Compliance is a crucial aspect of your organization’s growth.
Suppose you want to run a SaaS business and target mid-market customers. In that case, you need to be compliant with applicable rules and regulations and maintain a stronger security posture for your company.
Many organizations try to bypass these requirements by applying security questionnaires.
So, when a customer or a client demands a SOC certificate, you can realize how important it is to be compliant with regulations.
Service Organization Control (SOC) compliance refers to a type of certification in which an organization completes a third-party audit that shows certain controls your organization has. SOC compliance is also applicable to supply chain and SOC cybersecurity.
In April 2010, the American Institute of Certified Public Accountants (AICPA) announced the change of SAS 70. The refined and new auditing standard is named the Statement on Standards for Attestation Engagements (SSAE 16).
Along with SSAE 16 audit, three other reports also have been established to examine the controls of a service organization. These are called SOC reports which contain three reports – SOC 1, SOC 2, and SOC 3 reports carrying different objectives.
In this article, I’ll mention each SOC report and where to apply them, and how they fit into IT security.
Here we go!
What Exactly Is a SOC Report?
SOC reports can be considered a competitive advantage benefiting an organization in terms of money and time. It utilizes third-party and independent auditors to examine different aspects of an organization, including:
SOC reports enable a company to feel confident that potential service providers are operating compliantly and ethically. Although audits can be tricky, they can offer immense security and trust. SOC reports help establish the trustworthiness and credibility of a service provider.
Furthermore, SOC reports are useful for:
Vendor management programs
Oversight of the organization
Risk management process and internal corporate governance
Why Is a SOC Report Essential?
Several service organizations, such as data center companies, SaaS providers, loan servicers, and claim processors, are needed to undergo a SOC examination. These organizations need to store their clients’ or user entities’ financial data or sensitive data.
So, any company providing services to other companies or users can be befitted from the SOC examination. A SOC report not only lets your potential clients know that the company is legitimate but also reveals before you the flaws and weaknesses of your controls or clients through assessment processes.
What Can You Expect from a SOC Assessment?
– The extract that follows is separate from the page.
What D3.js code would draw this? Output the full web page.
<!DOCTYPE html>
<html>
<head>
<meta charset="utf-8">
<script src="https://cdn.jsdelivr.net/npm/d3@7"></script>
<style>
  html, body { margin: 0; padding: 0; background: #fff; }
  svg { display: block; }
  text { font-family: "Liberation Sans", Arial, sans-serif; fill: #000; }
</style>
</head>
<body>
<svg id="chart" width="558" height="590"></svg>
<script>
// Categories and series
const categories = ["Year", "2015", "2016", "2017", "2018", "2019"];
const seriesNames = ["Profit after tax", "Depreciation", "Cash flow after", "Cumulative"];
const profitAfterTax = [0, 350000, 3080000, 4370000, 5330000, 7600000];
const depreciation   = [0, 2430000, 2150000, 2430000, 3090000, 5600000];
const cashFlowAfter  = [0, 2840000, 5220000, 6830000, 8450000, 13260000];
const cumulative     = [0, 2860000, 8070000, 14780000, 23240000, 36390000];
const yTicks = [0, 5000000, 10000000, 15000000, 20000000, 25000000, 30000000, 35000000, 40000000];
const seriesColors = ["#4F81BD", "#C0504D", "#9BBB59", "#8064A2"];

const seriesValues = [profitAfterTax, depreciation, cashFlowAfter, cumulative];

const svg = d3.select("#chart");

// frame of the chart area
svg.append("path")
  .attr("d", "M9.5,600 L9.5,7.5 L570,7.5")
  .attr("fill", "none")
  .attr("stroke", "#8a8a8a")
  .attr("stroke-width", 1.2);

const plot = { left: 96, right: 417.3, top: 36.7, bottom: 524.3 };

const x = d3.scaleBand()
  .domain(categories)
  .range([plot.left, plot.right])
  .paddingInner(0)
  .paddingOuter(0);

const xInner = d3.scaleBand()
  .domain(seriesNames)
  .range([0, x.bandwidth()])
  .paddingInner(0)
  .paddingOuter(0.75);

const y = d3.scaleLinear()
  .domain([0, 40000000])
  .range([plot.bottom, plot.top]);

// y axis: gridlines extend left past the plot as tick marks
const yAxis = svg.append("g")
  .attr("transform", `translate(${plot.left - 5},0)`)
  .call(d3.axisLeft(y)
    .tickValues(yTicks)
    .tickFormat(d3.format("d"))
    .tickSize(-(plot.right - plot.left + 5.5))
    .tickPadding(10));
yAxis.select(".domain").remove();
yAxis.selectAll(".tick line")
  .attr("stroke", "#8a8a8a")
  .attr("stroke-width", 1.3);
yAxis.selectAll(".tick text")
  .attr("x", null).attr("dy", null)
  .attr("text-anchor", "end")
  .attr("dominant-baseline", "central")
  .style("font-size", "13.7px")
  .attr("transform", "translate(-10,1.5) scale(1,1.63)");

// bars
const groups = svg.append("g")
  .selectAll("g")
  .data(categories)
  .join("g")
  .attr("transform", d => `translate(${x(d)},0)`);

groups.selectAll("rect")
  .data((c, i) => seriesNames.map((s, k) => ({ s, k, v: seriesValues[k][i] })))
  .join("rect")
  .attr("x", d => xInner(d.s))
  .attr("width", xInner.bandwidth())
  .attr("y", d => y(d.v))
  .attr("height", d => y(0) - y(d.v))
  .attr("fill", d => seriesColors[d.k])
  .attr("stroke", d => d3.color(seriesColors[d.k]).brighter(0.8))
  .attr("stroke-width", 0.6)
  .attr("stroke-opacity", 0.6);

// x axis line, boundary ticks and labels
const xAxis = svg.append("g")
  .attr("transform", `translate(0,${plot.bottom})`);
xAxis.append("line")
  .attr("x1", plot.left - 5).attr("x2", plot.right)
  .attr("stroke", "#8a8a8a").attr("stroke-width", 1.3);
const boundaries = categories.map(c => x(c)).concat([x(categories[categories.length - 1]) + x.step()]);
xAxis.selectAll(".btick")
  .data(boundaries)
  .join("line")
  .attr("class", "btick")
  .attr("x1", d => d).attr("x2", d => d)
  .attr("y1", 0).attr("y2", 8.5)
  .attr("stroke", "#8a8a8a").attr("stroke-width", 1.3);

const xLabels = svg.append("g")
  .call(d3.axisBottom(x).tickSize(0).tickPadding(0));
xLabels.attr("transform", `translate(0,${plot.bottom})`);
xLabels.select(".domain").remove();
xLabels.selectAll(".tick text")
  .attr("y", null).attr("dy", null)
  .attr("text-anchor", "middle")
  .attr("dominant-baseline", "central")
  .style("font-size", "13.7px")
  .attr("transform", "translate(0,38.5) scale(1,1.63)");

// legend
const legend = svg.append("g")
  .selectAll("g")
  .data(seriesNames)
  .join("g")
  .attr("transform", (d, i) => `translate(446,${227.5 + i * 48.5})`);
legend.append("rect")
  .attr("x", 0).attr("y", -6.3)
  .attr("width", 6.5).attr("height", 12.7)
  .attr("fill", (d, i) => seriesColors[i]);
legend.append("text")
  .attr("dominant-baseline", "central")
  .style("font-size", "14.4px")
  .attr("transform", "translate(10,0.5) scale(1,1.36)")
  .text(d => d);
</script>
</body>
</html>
Before going through a SOC assessment process, you must determine which type of SOC report you need that can suit your organization the most. Next, an official process will begin with the readiness assessment.
Service organizations prepare themselves for the examination by identifying potential red flags, gaps, deficiencies, and more. This way, the company can understand the available options to repair these flaws and weaknesses.
Who Can Perform a SOC Audit?
SOC audits are performed by independent Certified Public Accountants (CPAs) or accounting firms.
AICPA establishes professional standards that are meant to regulate SOC auditors’ work. In addition to this, certain guidelines regarding execution, planning, and oversight must be followed by organizations.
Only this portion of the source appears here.